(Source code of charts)

○ ○ ○ ○ ○

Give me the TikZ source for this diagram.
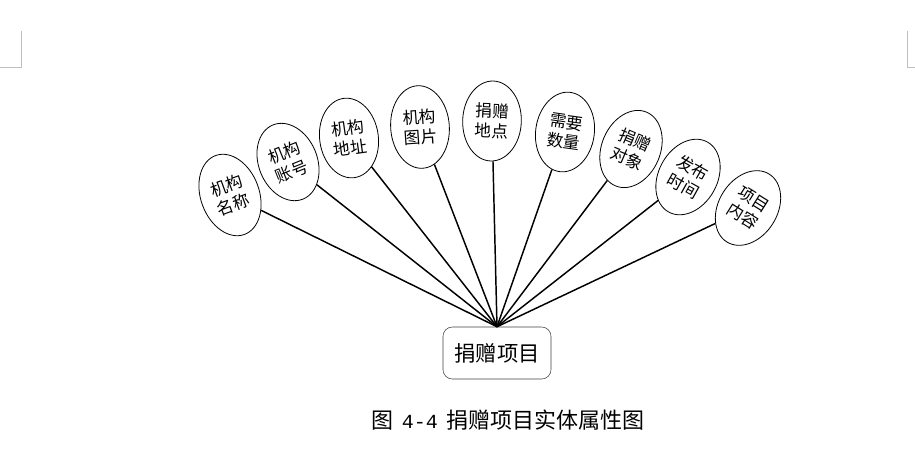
\documentclass[tikz,border=0pt]{standalone}
\usepackage{fontspec}
\setmainfont{Noto Sans CJK SC}
\newfontfamily\numfont{Liberation Mono}
\usetikzlibrary{shapes.geometric}

\begin{document}
\begin{tikzpicture}[x=0.75pt, y=-0.75pt,
  attr/.style={ellipse, draw, line width=0.6pt, minimum width=44pt, minimum height=60pt, inner sep=0pt, align=center, font=\fontsize{12.5}{15}\selectfont},
  entity/.style={draw=black!75, rounded corners=7pt, minimum width=81pt, minimum height=39pt, font=\fontsize{16}{19}\selectfont},
  link/.style={line width=1.1pt}]
\useasboundingbox (0,0) rectangle (915,455);
% page corner marks
\draw[black!25] (21,31) -- (21,67) -- (0,67);
\draw[black!25] (907,31) -- (907,67) -- (915,67);

\node[entity] (proj) at (497,353) {捐赠项目};
\coordinate (hub) at (proj.north);

\node[attr, rotate=20, minimum height=63pt] (orgname) at (230,195) {机构\\名称};
\node[attr, rotate=22] (orgacct) at (288,162) {机构\\账号};
\node[attr, rotate=8] (orgaddr) at (349,138) {机构\\地址};
\node[attr, rotate=4, minimum height=62pt] (orgpic) at (420,127) {机构\\图片};
\node[attr, rotate=-2] (place) at (492,121) {捐赠\\地点};
\node[attr, rotate=-8] (amount) at (565,132) {需要\\数量};
\node[attr, rotate=-23] (target) at (631,149) {捐赠\\对象};
\node[attr, rotate=-29] (ptime) at (688,177) {发布\\时间};
\node[attr, rotate=-32] (content) at (748,208) {项目\\内容};

\draw[link] (orgname) -- (hub);
\draw[link] (orgacct) -- (hub);
\draw[link] (orgaddr) -- (hub);
\draw[link] (orgpic) -- (hub);
\draw[link] (place) -- (hub);
\draw[link] (amount) -- (hub);
\draw[link] (target) -- (hub);
\draw[link] (ptime) -- (hub);
\draw[link] (content) -- (hub);

\node[font=\fontsize{16.5}{20}\selectfont] (caption) at (508,420) {图\hspace{0.4em}{\numfont\fontsize{15}{20}\selectfont 4-4}\hspace{0.4em}捐赠项目实体属性图};
\end{tikzpicture}
\end{document}
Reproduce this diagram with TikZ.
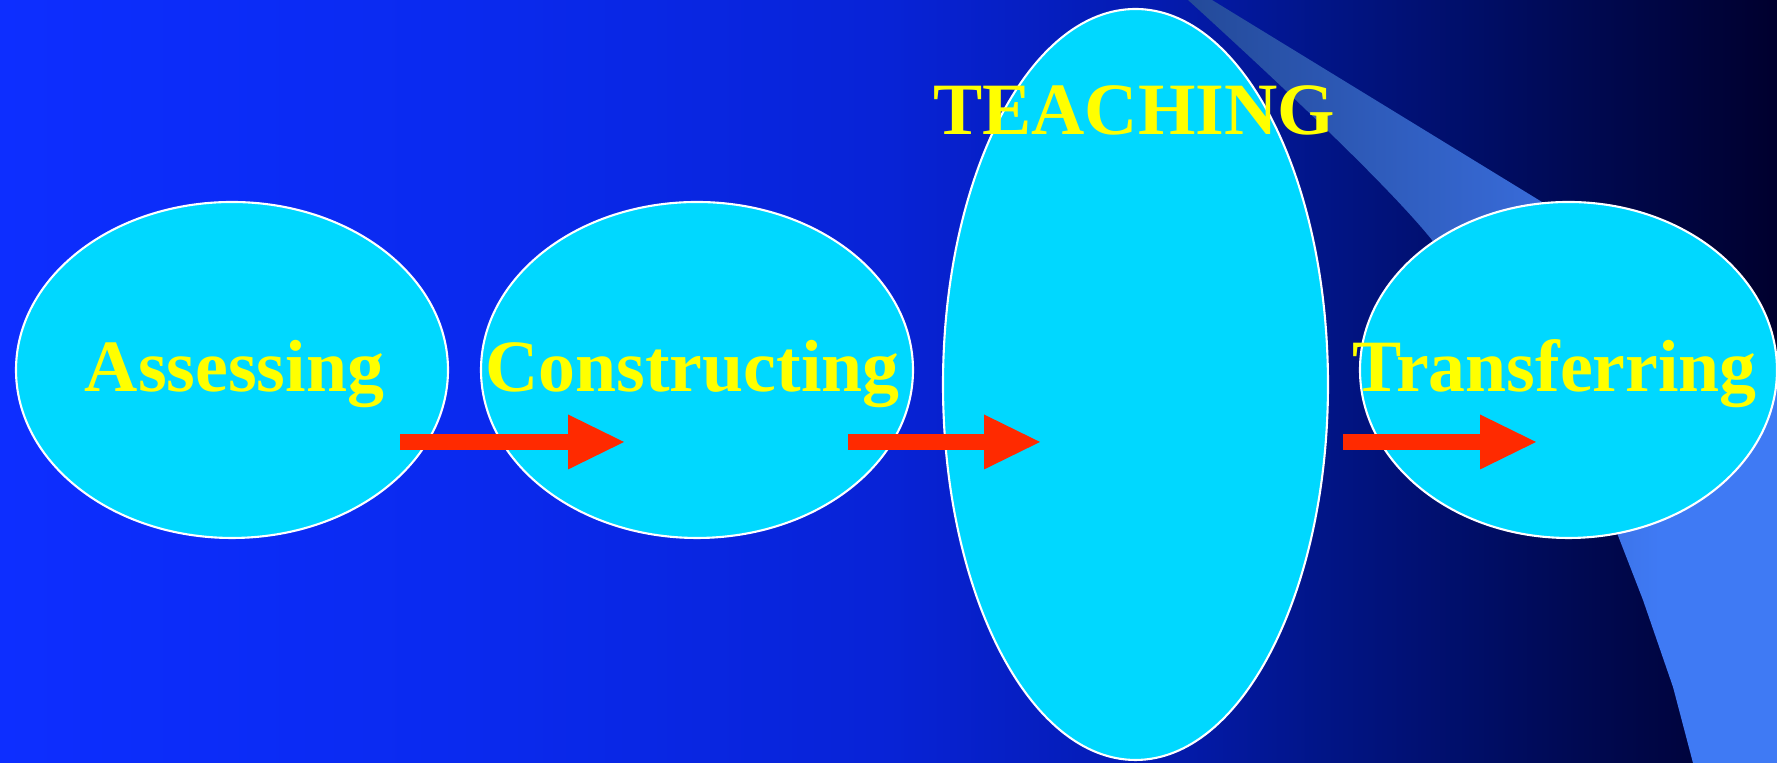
\documentclass[tikz,border=0pt]{standalone}
\usepackage{fontspec}
\setmainfont{Liberation Serif}
\usetikzlibrary{shapes.geometric,arrows.meta}

\definecolor{bulle}{RGB}{0,216,255}
\definecolor{fletxa}{RGB}{255,42,0}
\definecolor{groc}{RGB}{255,255,0}
% degradat del fons (d'esquerra a dreta)
\pgfdeclarehorizontalshading{fons}{100bp}{rgb(0bp)=(0.051,0.18,1); rgb(25bp)=(0.051,0.18,1);
  rgb(37.5bp)=(0.04,0.165,0.94); rgb(50bp)=(0.03,0.137,0.84); rgb(57.5bp)=(0.016,0.106,0.69);
  rgb(62.5bp)=(0.004,0.08,0.52); rgb(68.75bp)=(0,0.04,0.34); rgb(75bp)=(0,0,0.18); rgb(100bp)=(0,0,0.18)}
% degradat del feix de llum
\pgfdeclarehorizontalshading{feix}{100bp}{rgb(0bp)=(0.14,0.29,0.6); rgb(25bp)=(0.14,0.29,0.6);
  rgb(55bp)=(0.22,0.42,0.85); rgb(65bp)=(0.247,0.478,0.957); rgb(100bp)=(0.247,0.478,0.957)}

\begin{document}
\begin{tikzpicture}[
    bulla/.style={ellipse, draw=white, line width=0.6pt, fill=bulle, inner sep=0pt},
    etiqueta/.style={text=groc, font=\fontsize{21}{25}\selectfont\bfseries, anchor=base, inner sep=0pt},
    fletxa/.style={draw=fletxa, line width=0.16cm, -{Triangle[length=0.56cm, width=0.55cm, line width=0pt]}}
]
        % Fons
        \shade[shading=fons] (0,0) rectangle (17.77,7.63);
        \useasboundingbox (0,0) rectangle (17.77,7.63);
        % Feix de llum cap a la dreta
        \shade[shading=feix] (11.88,7.63) .. controls (12.9,6.7) and (13.9,5.75) .. (14.32,5.23)
              -- (16.17,2.30) -- (16.43,1.63) -- (16.73,0.76) -- (16.93,0) -- (17.77,0)
              -- (17.77,3.9) -- (15.42,5.61) -- (12.12,7.63) -- cycle;
        % Les quatre el·lipses
        \node[bulla, minimum width=4.32cm, minimum height=3.36cm] (ass) at (2.32,3.93) {};
        \node[bulla, minimum width=4.32cm, minimum height=3.36cm] (con) at (6.97,3.93) {};
        \node[bulla, minimum width=3.85cm, minimum height=7.51cm] (tea) at (11.355,3.785) {};
        \node[bulla, minimum width=4.17cm, minimum height=3.36cm] (tra) at (15.685,3.93) {};
        % Fletxes
        \coordinate (f1a) at (4.00,3.21);  \coordinate (f1b) at (6.24,3.21);
        \coordinate (f2a) at (8.48,3.21);  \coordinate (f2b) at (10.40,3.21);
        \coordinate (f3a) at (13.43,3.21); \coordinate (f3b) at (15.36,3.21);
        \draw[fletxa] (f1a) -- (f1b);
        \draw[fletxa] (f2a) -- (f2b);
        \draw[fletxa] (f3a) -- (f3b);
        % Textos
        \node[etiqueta] (tass) at (2.345,3.71) {Assessing};
        \node[etiqueta] (tcon) at (6.925,3.71) {Constructing};
        \node[etiqueta] (ttea) at (11.34,6.28) {TEACHING};
        \node[etiqueta] (ttra) at (15.545,3.71) {Transferring};
\end{tikzpicture}
\end{document}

○ ○ ○ ○ ○

*Task requirements*:
Reproduce the whole listing exactly, but not the images in it.

*Full response*:
Give me the TikZ source for this diagram.
\documentclass[tikz,border=0pt]{standalone}
\usepackage{fontspec}
\setmainfont{Noto Sans CJK SC}
\newfontfamily\numfont{Liberation Mono}
\usetikzlibrary{shapes.geometric}

\begin{document}
\begin{tikzpicture}[x=0.75pt, y=-0.75pt,
  attr/.style={ellipse, draw, line width=0.6pt, minimum width=44pt, minimum height=60pt, inner sep=0pt, align=center, font=\fontsize{12.5}{15}\selectfont},
  entity/.style={draw=black!75, rounded corners=7pt, minimum width=81pt, minimum height=39pt, font=\fontsize{16}{19}\selectfont},
  link/.style={line width=1.1pt}]
\useasboundingbox (0,0) rectangle (915,455);
% page corner marks
\draw[black!25] (21,31) -- (21,67) -- (0,67);
\draw[black!25] (907,31) -- (907,67) -- (915,67);

\node[entity] (proj) at (497,353) {捐赠项目};
\coordinate (hub) at (proj.north);

\node[attr, rotate=20, minimum height=63pt] (orgname) at (230,195) {机构\\名称};
\node[attr, rotate=22] (orgacct) at (288,162) {机构\\账号};
\node[attr, rotate=8] (orgaddr) at (349,138) {机构\\地址};
\node[attr, rotate=4, minimum height=62pt] (orgpic) at (420,127) {机构\\图片};
\node[attr, rotate=-2] (place) at (492,121) {捐赠\\地点};
\node[attr, rotate=-8] (amount) at (565,132) {需要\\数量};
\node[attr, rotate=-23] (target) at (631,149) {捐赠\\对象};
\node[attr, rotate=-29] (ptime) at (688,177) {发布\\时间};
\node[attr, rotate=-32] (content) at (748,208) {项目\\内容};

\draw[link] (orgname) -- (hub);
\draw[link] (orgacct) -- (hub);
\draw[link] (orgaddr) -- (hub);
\draw[link] (orgpic) -- (hub);
\draw[link] (place) -- (hub);
\draw[link] (amount) -- (hub);
\draw[link] (target) -- (hub);
\draw[link] (ptime) -- (hub);
\draw[link] (content) -- (hub);

\node[font=\fontsize{16.5}{20}\selectfont] (caption) at (508,420) {图\hspace{0.4em}{\numfont\fontsize{15}{20}\selectfont 4-4}\hspace{0.4em}捐赠项目实体属性图};
\end{tikzpicture}
\end{document}
Reproduce this diagram with TikZ.
\documentclass[tikz,border=0pt]{standalone}
\usepackage{fontspec}
\setmainfont{Liberation Serif}
\usetikzlibrary{shapes.geometric,arrows.meta}

\definecolor{bulle}{RGB}{0,216,255}
\definecolor{fletxa}{RGB}{255,42,0}
\definecolor{groc}{RGB}{255,255,0}
% degradat del fons (d'esquerra a dreta)
\pgfdeclarehorizontalshading{fons}{100bp}{rgb(0bp)=(0.051,0.18,1); rgb(25bp)=(0.051,0.18,1);
  rgb(37.5bp)=(0.04,0.165,0.94); rgb(50bp)=(0.03,0.137,0.84); rgb(57.5bp)=(0.016,0.106,0.69);
  rgb(62.5bp)=(0.004,0.08,0.52); rgb(68.75bp)=(0,0.04,0.34); rgb(75bp)=(0,0,0.18); rgb(100bp)=(0,0,0.18)}
% degradat del feix de llum
\pgfdeclarehorizontalshading{feix}{100bp}{rgb(0bp)=(0.14,0.29,0.6); rgb(25bp)=(0.14,0.29,0.6);
  rgb(55bp)=(0.22,0.42,0.85); rgb(65bp)=(0.247,0.478,0.957); rgb(100bp)=(0.247,0.478,0.957)}

\begin{document}
\begin{tikzpicture}[
    bulla/.style={ellipse, draw=white, line width=0.6pt, fill=bulle, inner sep=0pt},
    etiqueta/.style={text=groc, font=\fontsize{21}{25}\selectfont\bfseries, anchor=base, inner sep=0pt},
    fletxa/.style={draw=fletxa, line width=0.16cm, -{Triangle[length=0.56cm, width=0.55cm, line width=0pt]}}
]
        % Fons
        \shade[shading=fons] (0,0) rectangle (17.77,7.63);
        \useasboundingbox (0,0) rectangle (17.77,7.63);
        % Feix de llum cap a la dreta
        \shade[shading=feix] (11.88,7.63) .. controls (12.9,6.7) and (13.9,5.75) .. (14.32,5.23)
              -- (16.17,2.30) -- (16.43,1.63) -- (16.73,0.76) -- (16.93,0) -- (17.77,0)
              -- (17.77,3.9) -- (15.42,5.61) -- (12.12,7.63) -- cycle;
        % Les quatre el·lipses
        \node[bulla, minimum width=4.32cm, minimum height=3.36cm] (ass) at (2.32,3.93) {};
        \node[bulla, minimum width=4.32cm, minimum height=3.36cm] (con) at (6.97,3.93) {};
        \node[bulla, minimum width=3.85cm, minimum height=7.51cm] (tea) at (11.355,3.785) {};
        \node[bulla, minimum width=4.17cm, minimum height=3.36cm] (tra) at (15.685,3.93) {};
        % Fletxes
        \coordinate (f1a) at (4.00,3.21);  \coordinate (f1b) at (6.24,3.21);
        \coordinate (f2a) at (8.48,3.21);  \coordinate (f2b) at (10.40,3.21);
        \coordinate (f3a) at (13.43,3.21); \coordinate (f3b) at (15.36,3.21);
        \draw[fletxa] (f1a) -- (f1b);
        \draw[fletxa] (f2a) -- (f2b);
        \draw[fletxa] (f3a) -- (f3b);
        % Textos
        \node[etiqueta] (tass) at (2.345,3.71) {Assessing};
        \node[etiqueta] (tcon) at (6.925,3.71) {Constructing};
        \node[etiqueta] (ttea) at (11.34,6.28) {TEACHING};
        \node[etiqueta] (ttra) at (15.545,3.71) {Transferring};
\end{tikzpicture}
\end{document}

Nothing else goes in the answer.